2016 Conference Presentation
Objective: This presentation explores the dynamics of social innovation in the ‘sector’ of long-term care for elderly people. First, we consider the prevailing logics at the emergence of social innovation. To what extent the social problem solving rationale influences the creation of new and disruptive care services and forms to organise care work? Who are the social innovators and how do they involve in social innovative care? Second, we examine the relevance of main models of scaling (duplication, diversification, cooperation, institutionalisation…) in order to explain real patterns in social innovative care initiatives.

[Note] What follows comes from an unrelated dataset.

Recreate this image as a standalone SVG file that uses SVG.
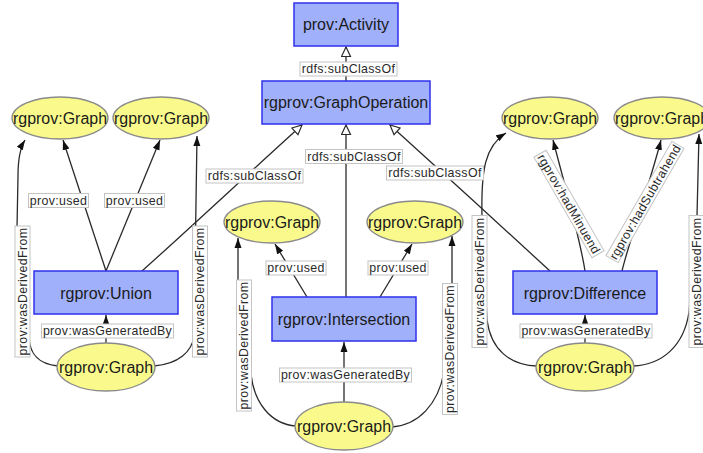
<svg xmlns="http://www.w3.org/2000/svg" width="703" height="453" viewBox="0 0 703 453">
<style>
.cls rect{fill:#a0b0fb;stroke:#3030ec;stroke-width:1.5}
.ind ellipse{fill:#fafa8c;stroke:#8a8a8a;stroke-width:1.3}
.nt{font-family:"Liberation Sans",Arial,sans-serif;font-size:16px;fill:#1a1a1a;text-anchor:middle}
.e{fill:none;stroke:#2a2a2a;stroke-width:1.3}
.f{marker-end:url(#af)}
.h{marker-end:url(#ah)}
.lb rect{fill:#ffffff;stroke:#c4c4c4;stroke-width:1}
.lb text{font-family:"Liberation Sans",Arial,sans-serif;font-size:12.4px;fill:#2a2a2a;text-anchor:middle;letter-spacing:0.35px}
</style>
<defs>
<marker id="af" markerUnits="userSpaceOnUse" markerWidth="11" markerHeight="8" refX="10" refY="4" orient="auto">
<path d="M0,0.5 L10,4 L0,7.5 z" fill="#111"/>
</marker>
<marker id="ah" markerUnits="userSpaceOnUse" markerWidth="12" markerHeight="12" refX="10.5" refY="5.5" orient="auto">
<path d="M1,1 L10.5,5.5 L1,10 z" fill="#fff" stroke="#2a2a2a" stroke-width="1.2"/>
</marker>
</defs>
<rect width="703" height="453" fill="#ffffff"/>

<g id="connectors">
<path class="e h" d="M346,81 L346,47"/>
<path class="e h" d="M142,271 C190,228 250,172 302,125"/>
<path class="e h" d="M346,297 L346,125"/>
<path class="e h" d="M550,271 C500,225 440,170 390,125"/>
<path class="e f" d="M106,271 L63,140"/>
<path class="e f" d="M106,271 L160,140"/>
<path class="e f" d="M106,343 L106,315"/>
<path class="e f" d="M58,366 C36,364 30,352 29,338 L17,228 L18,176 C18,158 20,148 25,140"/>
<path class="e f" d="M154,366 C178,364 192,352 194,336 L197,136"/>
<path class="e f" d="M307,297 L275,244"/>
<path class="e f" d="M380,297 L412,244"/>
<path class="e f" d="M344,402 L344,342"/>
<path class="e f" d="M296,426 C270,424 254,402 251,374 L238,282 L238,238"/>
<path class="e f" d="M392,427 C418,425 438,405 444,372 L452,285 L452,236"/>
<path class="e f" d="M585,271 C580,238 566,190 553,140"/>
<path class="e f" d="M622,271 C630,238 648,190 661,140"/>
<path class="e f" d="M585,343 L585,315"/>
<path class="e f" d="M537,366 C510,365 491,350 487,320 L482,216 C481,170 485,146 506,133"/>
<path class="e f" d="M633,366 C662,365 684,346 689,312 L697,216 L699,134"/>

<g class="lb">
<g transform="translate(348.5,69)"><rect x="-48.5" y="-7" width="97" height="14"/><text y="4.3">rdfs:subClassOf</text></g>
<g transform="translate(254.5,176)"><rect x="-48.5" y="-7" width="97" height="14"/><text y="4.3">rdfs:subClassOf</text></g>
<g transform="translate(354,156.5)"><rect x="-48.5" y="-7" width="97" height="14"/><text y="4.3">rdfs:subClassOf</text></g>
<g transform="translate(435,173)"><rect x="-48.5" y="-7" width="97" height="14"/><text y="4.3">rdfs:subClassOf</text></g>

<g transform="translate(58.5,200.5)"><rect x="-30" y="-7" width="60" height="14"/><text y="4.3">prov:used</text></g>
<g transform="translate(134.5,200.5)"><rect x="-30" y="-7" width="60" height="14"/><text y="4.3">prov:used</text></g>
<g transform="translate(107.5,331)"><rect x="-66" y="-7" width="132" height="14"/><text y="4.3">prov:wasGeneratedBy</text></g>
<g transform="translate(22.5,291.5) rotate(-90)"><rect x="-65.5" y="-7.5" width="131" height="15"/><text y="4.3">prov:wasDerivedFrom</text></g>
<g transform="translate(200,291.5) rotate(-90)"><rect x="-65.5" y="-7.5" width="131" height="15"/><text y="4.3">prov:wasDerivedFrom</text></g>

<g transform="translate(296,268)"><rect x="-30" y="-7" width="60" height="14"/><text y="4.3">prov:used</text></g>
<g transform="translate(398,268)"><rect x="-30" y="-7" width="60" height="14"/><text y="4.3">prov:used</text></g>
<g transform="translate(345.5,375)"><rect x="-66" y="-7" width="132" height="14"/><text y="4.3">prov:wasGeneratedBy</text></g>
<g transform="translate(244,345.5) rotate(-90)"><rect x="-65.5" y="-7.5" width="131" height="15"/><text y="4.3">prov:wasDerivedFrom</text></g>
<g transform="translate(450,349) rotate(-90)"><rect x="-65.5" y="-7.5" width="131" height="15"/><text y="4.3">prov:wasDerivedFrom</text></g>

<g transform="translate(569,204) rotate(60)"><rect x="-58" y="-7" width="116" height="14"/><text y="4.3">rgprov:hadMinuend</text></g>
<g transform="translate(645,202) rotate(-60)"><rect x="-66" y="-7" width="132" height="14"/><text y="4.3">rgprov:hadSubtrahend</text></g>
<g transform="translate(586,331)"><rect x="-66" y="-7" width="132" height="14"/><text y="4.3">prov:wasGeneratedBy</text></g>
<g transform="translate(479.5,281.5) rotate(-90)"><rect x="-66" y="-7.5" width="132" height="15"/><text y="4.3">prov:wasDerivedFrom</text></g>
<g transform="translate(696.5,281.5) rotate(-90)"><rect x="-66" y="-7.5" width="132" height="15"/><text y="4.3">prov:wasDerivedFrom</text></g>
</g>
</g>

<g id="activity" class="cls"><rect x="294" y="3" width="104" height="43"/><text class="nt" x="346" y="30">prov:Activity</text></g>
<g id="graphOperation" class="cls"><rect x="262" y="81" width="168" height="43"/><text class="nt" x="346" y="108">rgprov:GraphOperation</text></g>
<g id="union" class="cls"><rect x="34" y="271" width="144" height="43"/><text class="nt" x="106" y="298.5">rgprov:Union</text></g>
<g id="intersection" class="cls"><rect x="272" y="297" width="144" height="44"/><text class="nt" x="344" y="325">rgprov:Intersection</text></g>
<g id="difference" class="cls"><rect x="513" y="271" width="144" height="43"/><text class="nt" x="585" y="298.5">rgprov:Difference</text></g>

<g id="unionIn1" class="ind"><ellipse cx="60" cy="118" rx="48" ry="21"/><text class="nt" x="60" y="124" textLength="94" lengthAdjust="spacingAndGlyphs">rgprov:Graph</text></g>
<g id="unionIn2" class="ind"><ellipse cx="161" cy="118" rx="48" ry="21"/><text class="nt" x="161" y="124" textLength="94" lengthAdjust="spacingAndGlyphs">rgprov:Graph</text></g>
<g id="unionOut" class="ind"><ellipse cx="106" cy="367" rx="49" ry="24"/><text class="nt" x="106" y="373" textLength="94" lengthAdjust="spacingAndGlyphs">rgprov:Graph</text></g>
<g id="interIn1" class="ind"><ellipse cx="272" cy="222" rx="48" ry="21"/><text class="nt" x="272" y="228" textLength="94" lengthAdjust="spacingAndGlyphs">rgprov:Graph</text></g>
<g id="interIn2" class="ind"><ellipse cx="415" cy="222" rx="48" ry="21"/><text class="nt" x="415" y="228" textLength="94" lengthAdjust="spacingAndGlyphs">rgprov:Graph</text></g>
<g id="interOut" class="ind"><ellipse cx="344" cy="426" rx="49" ry="24"/><text class="nt" x="344" y="432" textLength="94" lengthAdjust="spacingAndGlyphs">rgprov:Graph</text></g>
<g id="minuend" class="ind"><ellipse cx="550" cy="118" rx="48" ry="21"/><text class="nt" x="550" y="124" textLength="94" lengthAdjust="spacingAndGlyphs">rgprov:Graph</text></g>
<g id="subtrahend" class="ind"><ellipse cx="662" cy="118" rx="48" ry="21"/><text class="nt" x="662" y="124" textLength="94" lengthAdjust="spacingAndGlyphs">rgprov:Graph</text></g>
<g id="diffOut" class="ind"><ellipse cx="585" cy="367" rx="49" ry="24"/><text class="nt" x="585" y="373" textLength="94" lengthAdjust="spacingAndGlyphs">rgprov:Graph</text></g>
</svg>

Data and methods: Our analysis is based on empirical evidence from Wallonia and Brussels. Three main research methods are used. First, case studies are identified and selected through the Delphi method. Indeed, a pool of experts participates in a consensus building process aiming to define the ‘sample’ of case studies. The ‘sample’ includes 14 cases (not for profit projects/organisations) from different care ‘domains’ (adapted housing, community based initiatives, respite care, accompaniment and psychological support, multidisciplinary approaches and technological social innovations). 3 of the 14 projects target issues related to the Alzheimer disease.
We combine two data collection methods in order to study the dynamics of social innovation. Documentary research gives us an indirect access of what happened at previous times along the social innovative process. We collect internal (legal status, annual activity reports, board resolutions, training and implementation manuals, subsidy application forms, newsletters, advertising…) as well as external documents (consultancy reports, press articles…). Our multidisciplinary research team (socioeconomics and public health) also conduct in-depth interviews with social innovators. We code both kinds of data, documents and interviews, in the same thematic template.

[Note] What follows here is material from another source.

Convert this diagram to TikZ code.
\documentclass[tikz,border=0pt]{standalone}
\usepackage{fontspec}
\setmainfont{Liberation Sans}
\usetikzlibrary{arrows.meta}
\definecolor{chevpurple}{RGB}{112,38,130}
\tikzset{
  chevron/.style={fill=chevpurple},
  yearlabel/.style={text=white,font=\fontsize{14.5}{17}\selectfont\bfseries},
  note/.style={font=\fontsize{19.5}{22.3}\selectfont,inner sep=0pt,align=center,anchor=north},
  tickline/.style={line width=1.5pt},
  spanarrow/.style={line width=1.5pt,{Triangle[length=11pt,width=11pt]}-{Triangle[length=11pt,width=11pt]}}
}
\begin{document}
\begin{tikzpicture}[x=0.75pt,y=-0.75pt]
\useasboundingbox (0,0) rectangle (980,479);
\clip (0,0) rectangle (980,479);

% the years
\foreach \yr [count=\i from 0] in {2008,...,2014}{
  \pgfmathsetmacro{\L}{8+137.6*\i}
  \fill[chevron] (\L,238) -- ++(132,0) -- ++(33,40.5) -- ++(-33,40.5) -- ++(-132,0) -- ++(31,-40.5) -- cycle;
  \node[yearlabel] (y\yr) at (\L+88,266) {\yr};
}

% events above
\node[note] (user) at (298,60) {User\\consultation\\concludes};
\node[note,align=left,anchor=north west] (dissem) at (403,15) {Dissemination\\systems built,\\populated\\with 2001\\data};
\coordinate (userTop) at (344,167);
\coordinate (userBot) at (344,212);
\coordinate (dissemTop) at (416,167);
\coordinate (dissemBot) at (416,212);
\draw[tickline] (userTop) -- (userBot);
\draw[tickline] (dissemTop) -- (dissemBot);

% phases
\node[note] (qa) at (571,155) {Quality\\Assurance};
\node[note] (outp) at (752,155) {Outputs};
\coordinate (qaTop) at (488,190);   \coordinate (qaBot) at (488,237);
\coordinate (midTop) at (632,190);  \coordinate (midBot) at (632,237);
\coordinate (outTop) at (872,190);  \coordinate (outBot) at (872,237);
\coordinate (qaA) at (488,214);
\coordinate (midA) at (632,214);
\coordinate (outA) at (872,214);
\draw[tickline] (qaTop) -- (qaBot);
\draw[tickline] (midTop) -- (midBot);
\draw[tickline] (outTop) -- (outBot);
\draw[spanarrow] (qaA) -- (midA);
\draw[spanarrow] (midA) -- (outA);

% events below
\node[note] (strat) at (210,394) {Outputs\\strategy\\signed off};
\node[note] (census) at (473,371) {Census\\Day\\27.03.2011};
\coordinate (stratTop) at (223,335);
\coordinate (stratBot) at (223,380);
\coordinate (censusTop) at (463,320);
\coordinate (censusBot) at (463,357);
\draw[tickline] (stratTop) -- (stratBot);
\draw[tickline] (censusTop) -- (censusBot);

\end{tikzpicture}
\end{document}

Results: Our preliminary results suggest that internal resources and proximity are key factors explaining the dynamics of emergence. Patterns of scaling are diverse, non-lineal and highly dependent on public funding and regulations.
Policy implications: Structural funding rather than facultative is urged by social innovators to be able to scale their social innovative care practices. Local public authorities (communes, provinces, régions) are particularly challenged by trends in social innovative care.